Three more grain ships leave Ukraine: Türkiye

Three more grain ships leave Ukraine: Türkiye

Three more grain ships leave Ukraine: Türkiye

Three more ships loaded with grains and foodstuffs left Ukrainian ports on Aug. 5, while one empty ship left Istanbul after inspection and sailed for Ukraine, Defense Minister Hulusi Akar has said.

“Our activities continue as planned until now, as stated in the agreements,” the minister told reporters.

The Barbados-flagged Fulmar S was inspected in Istanbul on Aug. 5 and is destined for Ukraine’s Chornomorsk port.

The Joint Coordination Centre (JCC) has authorized the departure of three vessels from Ukraine, two from Chornomorsk and one from Odesa, carrying a total of 58,041 tons of corn through the maritime humanitarian corridor under the Black Sea Grain Initiative.

The three ships that left Ukrainian ports are M/V Polarnet, anchored in Chornomorsk port, with a cargo of 12,000 MT of corn destined to Karasu, Türkiye; M/V Navistar, anchored in Odesa port, with a cargo of 33,000 MT of corn with destination Ringaskiddy, Ireland; and M/V Rojen, anchored in Chornomorsk port, with a cargo of 13,041 MT corn destined to Teesport, U.K.

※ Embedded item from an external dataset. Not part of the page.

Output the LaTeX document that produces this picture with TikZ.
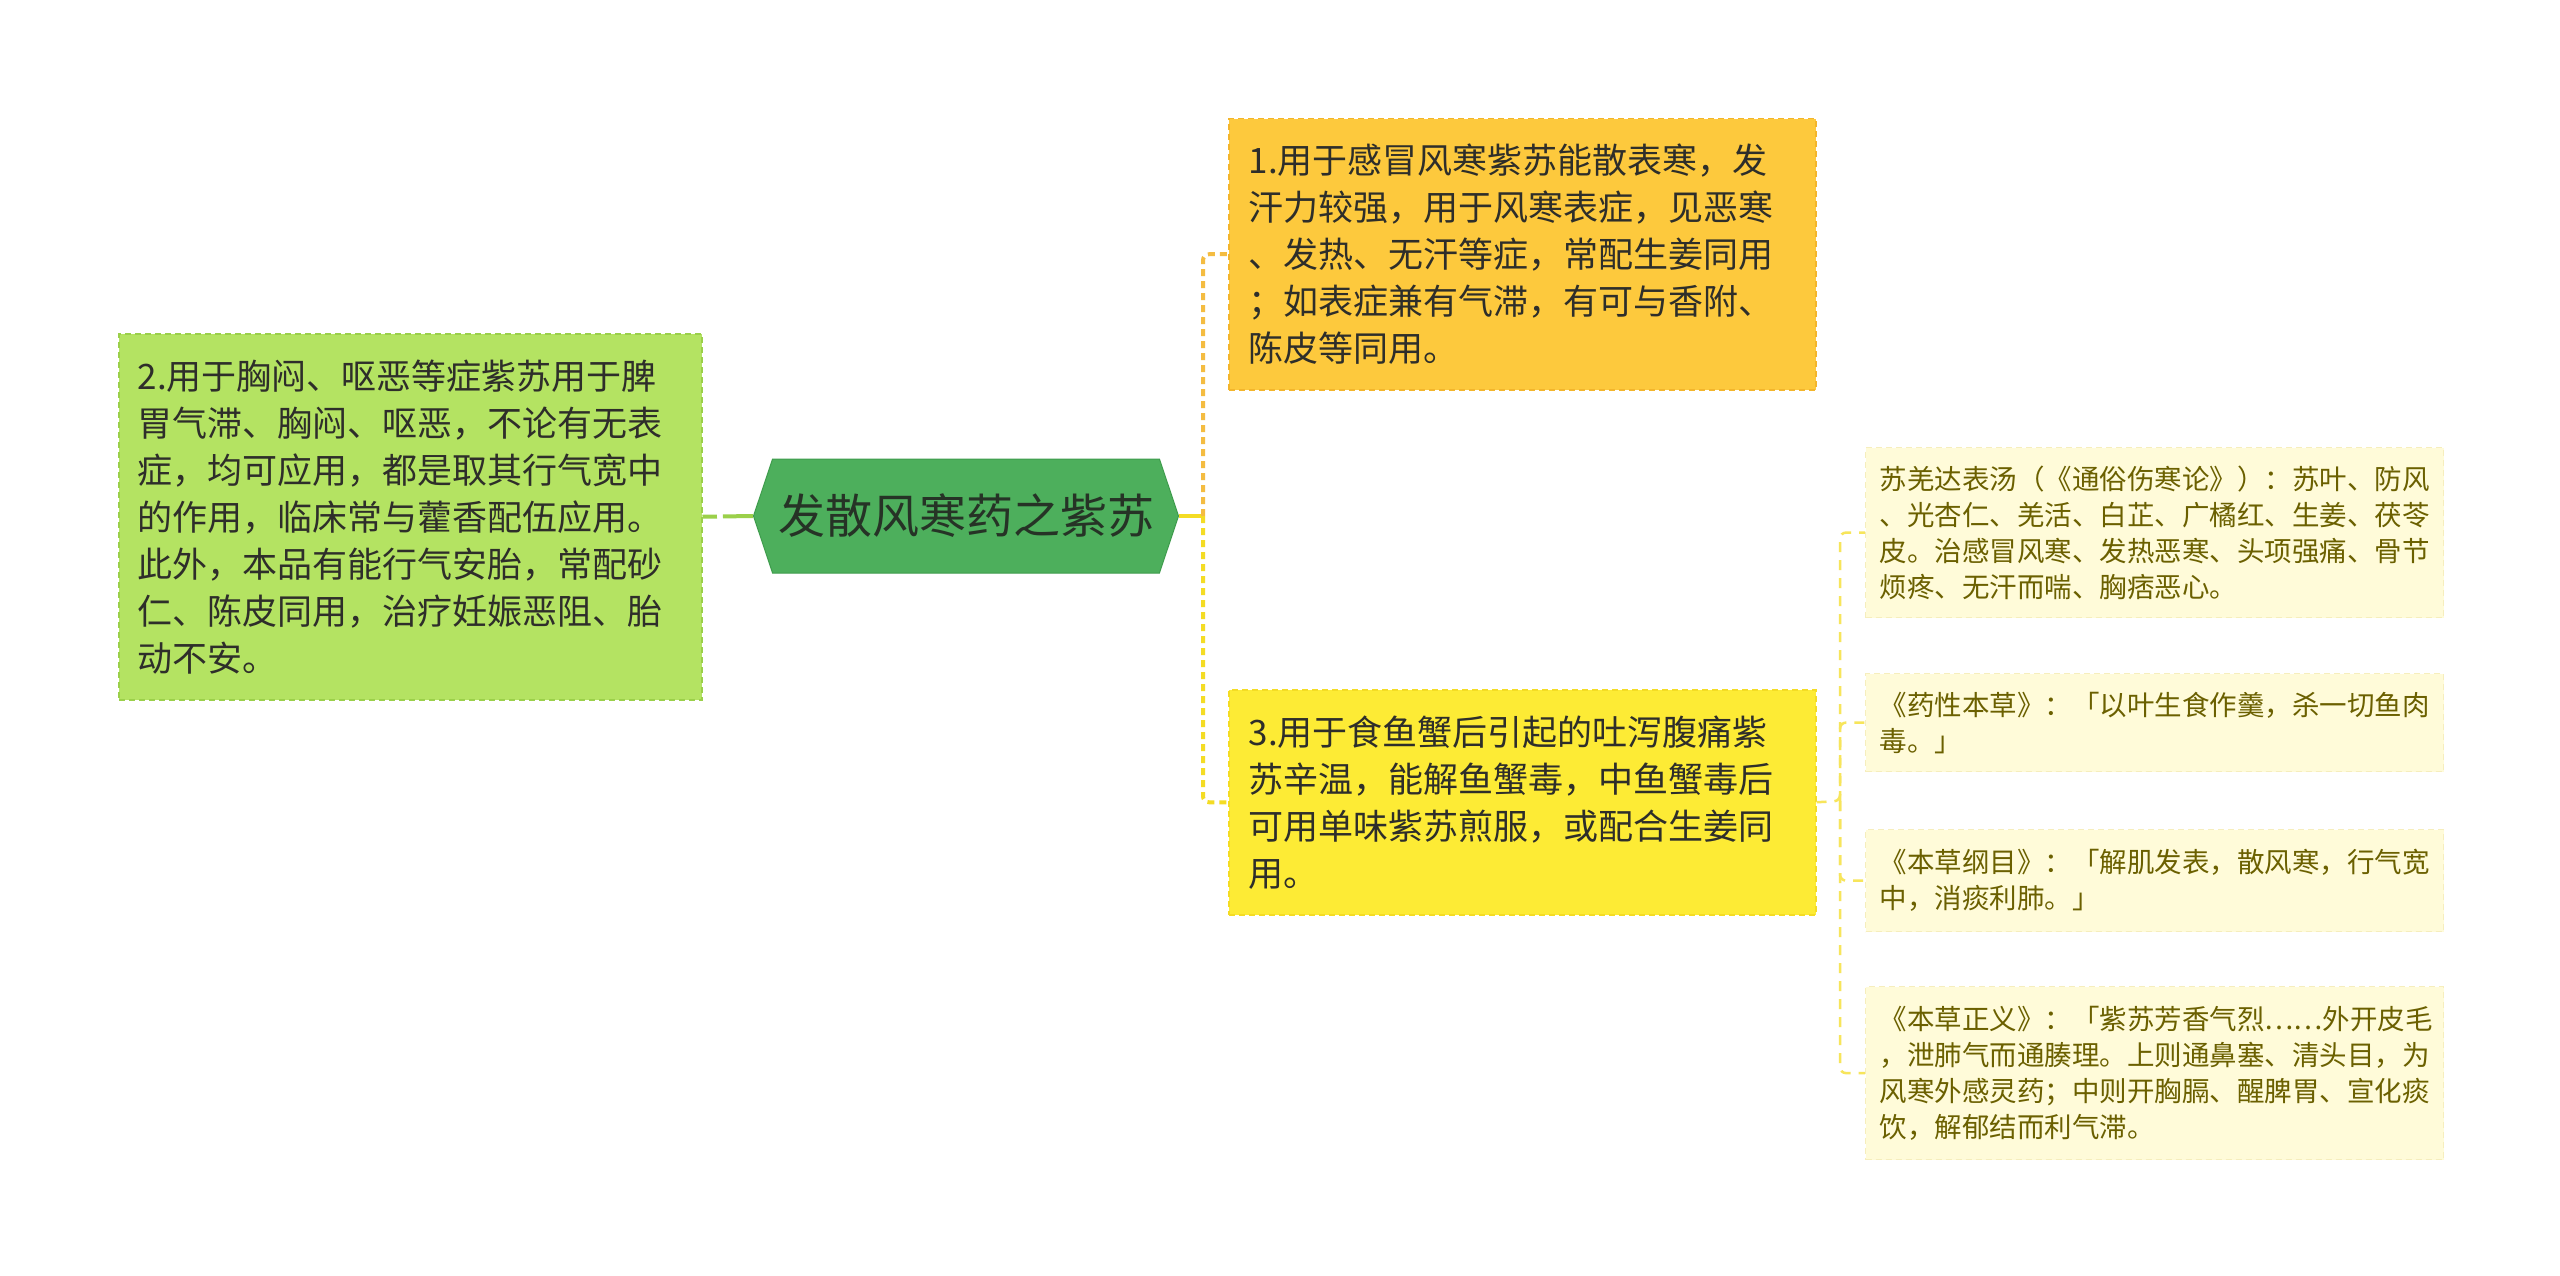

The departure of the ships comes after the first grain shipment since the start of the war left Ukraine earlier this week. It crossed the Black Sea under the breakthrough wartime deal, passed inspection on Aug. 3 in Istanbul and then headed to Lebanon.

Ukraine is one of the world’s main breadbaskets, and the stocks of grain trapped were exacerbating a sharp rise in food prices and raising fears of a global hunger crisis.

While tens of thousands of tons of grains are now making their way out with these latest shipments, it’s still a fraction of the 20 million tons of grains that Ukraine says are trapped in the country’s silos and ports and which must be shipped out in order to make space for this year’s harvest.

Officials from Ukraine, Russia, Türkiye and the U.N. make up the Joint Coordination Center (JCC) that oversees the deal signed in Istanbul last month.

The JCC team said in a statement that the first ship’s successful passage offered “proof of concept” that the agreement can hold, testing multi-ship operations in the corridor, including an inbound ship.

The deal aims to create safe Black Sea shipping corridors to export Ukraine’s desperately needed agricultural products. Checks on ships by inspectors seek to ensure that outbound cargo ships carry only grain, fertilizer, or food and not any other commodities and that inbound ships are not carrying weapons.